Не только Джошуа Уокеру понравилось чтение Бернса. Его достойные манеры и весь его облик в тот вечер покорили юношу, которому суждено было стать через несколько лет гордостью мировой литературы.

Пусть об этом расскажет он сам, тогда пятнадцатилетний сын эдинбургского адвоката, а впоследствии великий романист Вальтер Скотт.

«Вы спрашиваете о Бернсе, — писал он своему биографу и биографу Бернса, Джону Гибсону Локхарту, — тут я могу искренне сказать: Virgilium vidi tantum [9] . Мне было всего пятнадцать лет в 1786— 1787 году, когда он впервые появился в Эдинбурге, но я хорошо понимал и чувствовал, какой огромный интерес представляют его стихи, и готов был отдать все на свете, чтобы с ним познакомиться. Но у меня было слишком мало знакомых среди литературного люда и еще меньше — среди знати западных округов, то есть в тех двух кругах, где он больше всего вращался. Мистер Томас Грийрсон в то время служил клерком у моего отца. Он знал Бернса и обещал позвать его к себе домой отобедать, но не смог сдержать обещание, иначе я ближе познакомился бы с этим выдающимся человеком. Все же я его увидел у всеми уважаемого, ныне покойного, профессора Фергюссона, где собралось много известнейших литераторов и ученых... Разумеется, мы, молодежь, сидели молча, смотрели и слушали. Особенно меня тогда поразило в Бернсе то впечатление, которое на него произвела гравюра Бенбери, где был изображен мертвый солдат на снегу и рядом с ним — с одной стороны — его несчастный пес, с другой — его вдова с ребенком на руках. Под гравюрой были написаны строки, кончавшиеся так:

«Дитя несчастия, крещенное в слезах...»

На Бернса очень сильно подействовала эта картина, вернее — те мысли, которые были вызваны ею. У него на глазах заблестели слезы. Он спросил, чьи это стихи, и случайно никто, кроме меня, не вспомнил, что это строки из полузабытой поэмы Ленгхорна под малообещающим заглавием «Мировой судья». Я шепнул это одному из знакомых, и он тотчас передал мои слова Бернсу, наградившему меня взглядом и словами, которые хотя и выражали простую вежливость, но и тогда доставили мне чрезвычайную радость и теперь вспоминаются с удовольствием.

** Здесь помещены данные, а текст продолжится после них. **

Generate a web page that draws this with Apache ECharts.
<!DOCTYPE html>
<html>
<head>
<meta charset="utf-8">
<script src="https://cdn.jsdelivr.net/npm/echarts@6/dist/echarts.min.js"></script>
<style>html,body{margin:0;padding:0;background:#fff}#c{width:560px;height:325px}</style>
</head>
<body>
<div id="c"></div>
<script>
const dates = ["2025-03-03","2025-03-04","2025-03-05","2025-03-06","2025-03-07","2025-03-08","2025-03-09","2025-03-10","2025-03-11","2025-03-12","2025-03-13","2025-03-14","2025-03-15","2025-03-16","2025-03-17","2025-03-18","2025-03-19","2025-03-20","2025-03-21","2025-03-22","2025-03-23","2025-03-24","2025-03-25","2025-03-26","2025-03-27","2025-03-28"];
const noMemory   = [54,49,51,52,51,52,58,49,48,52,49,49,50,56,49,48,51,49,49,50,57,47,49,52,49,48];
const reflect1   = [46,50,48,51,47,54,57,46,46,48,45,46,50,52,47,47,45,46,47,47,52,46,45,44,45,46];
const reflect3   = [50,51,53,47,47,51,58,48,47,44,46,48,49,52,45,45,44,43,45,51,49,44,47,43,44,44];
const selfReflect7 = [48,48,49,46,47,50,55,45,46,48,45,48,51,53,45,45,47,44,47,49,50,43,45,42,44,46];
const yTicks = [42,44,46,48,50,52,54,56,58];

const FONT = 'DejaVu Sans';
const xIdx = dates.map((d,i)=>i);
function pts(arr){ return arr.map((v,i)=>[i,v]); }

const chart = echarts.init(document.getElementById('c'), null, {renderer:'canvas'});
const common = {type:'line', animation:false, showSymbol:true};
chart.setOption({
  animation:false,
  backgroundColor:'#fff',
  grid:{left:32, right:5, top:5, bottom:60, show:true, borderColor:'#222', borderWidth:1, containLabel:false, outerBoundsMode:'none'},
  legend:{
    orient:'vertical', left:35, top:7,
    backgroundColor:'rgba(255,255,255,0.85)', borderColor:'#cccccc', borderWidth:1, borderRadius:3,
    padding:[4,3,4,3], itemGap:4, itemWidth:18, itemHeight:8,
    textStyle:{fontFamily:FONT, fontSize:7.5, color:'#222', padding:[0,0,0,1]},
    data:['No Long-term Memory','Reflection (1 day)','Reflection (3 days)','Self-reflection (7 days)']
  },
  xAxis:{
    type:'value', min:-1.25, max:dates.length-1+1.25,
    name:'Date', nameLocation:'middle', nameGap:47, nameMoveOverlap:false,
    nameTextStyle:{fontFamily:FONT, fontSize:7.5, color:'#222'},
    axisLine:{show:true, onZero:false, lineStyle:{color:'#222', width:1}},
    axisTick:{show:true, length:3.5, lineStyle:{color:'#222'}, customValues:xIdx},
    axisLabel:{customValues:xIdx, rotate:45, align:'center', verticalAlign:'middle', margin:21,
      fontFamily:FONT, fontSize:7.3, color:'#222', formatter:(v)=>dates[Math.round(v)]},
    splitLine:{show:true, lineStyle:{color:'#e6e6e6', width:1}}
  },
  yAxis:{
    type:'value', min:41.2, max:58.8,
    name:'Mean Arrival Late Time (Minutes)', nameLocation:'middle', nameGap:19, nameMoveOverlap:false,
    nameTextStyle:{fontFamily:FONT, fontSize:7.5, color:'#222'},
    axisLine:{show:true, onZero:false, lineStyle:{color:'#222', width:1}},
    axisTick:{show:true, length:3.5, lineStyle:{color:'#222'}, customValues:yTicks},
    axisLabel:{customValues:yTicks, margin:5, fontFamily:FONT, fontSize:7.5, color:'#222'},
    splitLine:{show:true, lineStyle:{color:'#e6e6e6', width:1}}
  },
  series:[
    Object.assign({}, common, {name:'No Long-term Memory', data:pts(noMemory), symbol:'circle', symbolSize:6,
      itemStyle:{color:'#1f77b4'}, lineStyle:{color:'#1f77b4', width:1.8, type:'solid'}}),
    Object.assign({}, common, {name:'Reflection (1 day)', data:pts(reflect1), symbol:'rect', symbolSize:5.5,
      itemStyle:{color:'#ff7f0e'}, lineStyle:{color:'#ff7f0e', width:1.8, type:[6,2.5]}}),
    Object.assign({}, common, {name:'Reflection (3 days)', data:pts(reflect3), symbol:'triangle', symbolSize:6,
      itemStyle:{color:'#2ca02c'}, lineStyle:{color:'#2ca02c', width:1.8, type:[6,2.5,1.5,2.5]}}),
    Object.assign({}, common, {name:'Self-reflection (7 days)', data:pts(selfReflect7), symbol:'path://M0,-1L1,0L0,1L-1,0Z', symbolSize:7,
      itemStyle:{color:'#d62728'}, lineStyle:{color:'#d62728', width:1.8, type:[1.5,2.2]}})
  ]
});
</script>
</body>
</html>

Человек он был крепкий, коренастый, держался просто, но без неуклюжести. Это достоинство и простота особенно выигрывали еще и потому, что все знали о его необыкновенном даровании. Портрет Нэсмита [10] передает его облик, но мне кажется, что он несколько измельчен, словно виден в перспективе. Думаю, что у него были гораздо более крупные черты лица, чем на портретах.

Если бы мне не было известно, кто он такой, я бы принял его за очень умного фермера старой шотландской закваски, не из этих теперешних землевладельцев, которые держат батраков для тяжкого труда, а за настоящего «доброго хозяина», который сам ходит за плугом. Во всем его облике чувствовался большой ум и проницательность, и только глаза выдавали его поэтическую натуру и темперамент.